Norma Jeane looked at her, a startled expression lingering on her face. She didn’t know how to respond. Truly, that was the last thing she’d expected, or even wanted. She was getting ready to leave an old life—her marriage—behind, and, hopefully, begin a new one—her career. Gladys represented a huge responsibility. No doubt, if the two had enjoyed a warm relationship over the years, she would have been much more inclined to take on such a burden. However, this woman before her was one she didn’t know at all, and was also unstable and unpredictable. Yet, still, she was her mother. Quick tears came to Norma Jeane’s eyes. She let go of Gladys’s hands and stood up. “We have to go now, Mother,” she said, gathering her coat while shooting Jim a desperate look. “I’m going to leave you Aunt Ana’s address and phone number, so you know where I am. Call me anytime.” Then, with tears by now streaming down her face, she bent down and kissed Gladys on the forehead. Gladys had no reaction. Norma Jeane and Jim turned and walked away.

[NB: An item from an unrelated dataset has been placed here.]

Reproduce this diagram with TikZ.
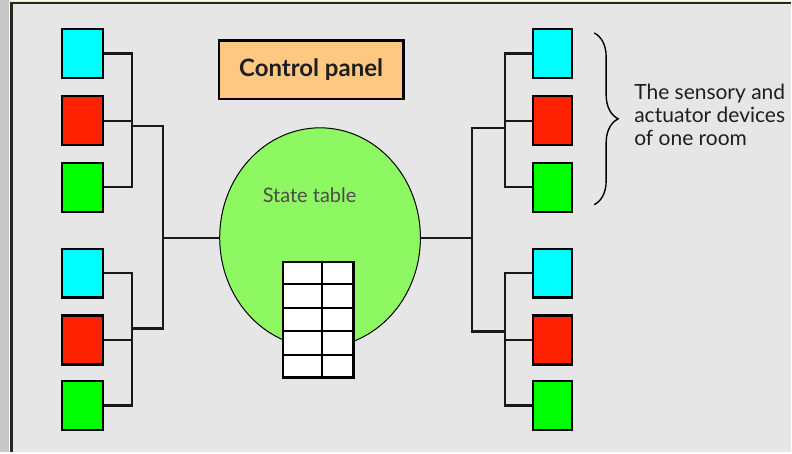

The days driving back to Los Angeles were spent quietly, Norma Jeane deep in thought and terribly unhappy. The trip certainly did not go as Jim had planned. He didn’t have the chance to really talk to Norma Jeane about his concerns relating to their marriage and her career. However, when they got back to Aunt Ana’s, it all came out. “I’ve had enough of this modeling business,” he told Norma Jeane, putting his foot down. “I’m not going to put up with it another moment. Here’s what’s going to happen. When I get back here in April on my next leave, I want you back in our own house. And I want you to have made up your mind that you’re finished with this silliness, and then we’re going to have children. Do you understand, Norma Jeane?” She nodded, but didn’t say a word. She would later recall her heart pounding so much that evening, she couldn’t sleep. A photographer had given her a bottle of prescription sleeping pills in case she was unable to get a good night’s sleep before a session, but she was afraid to take them.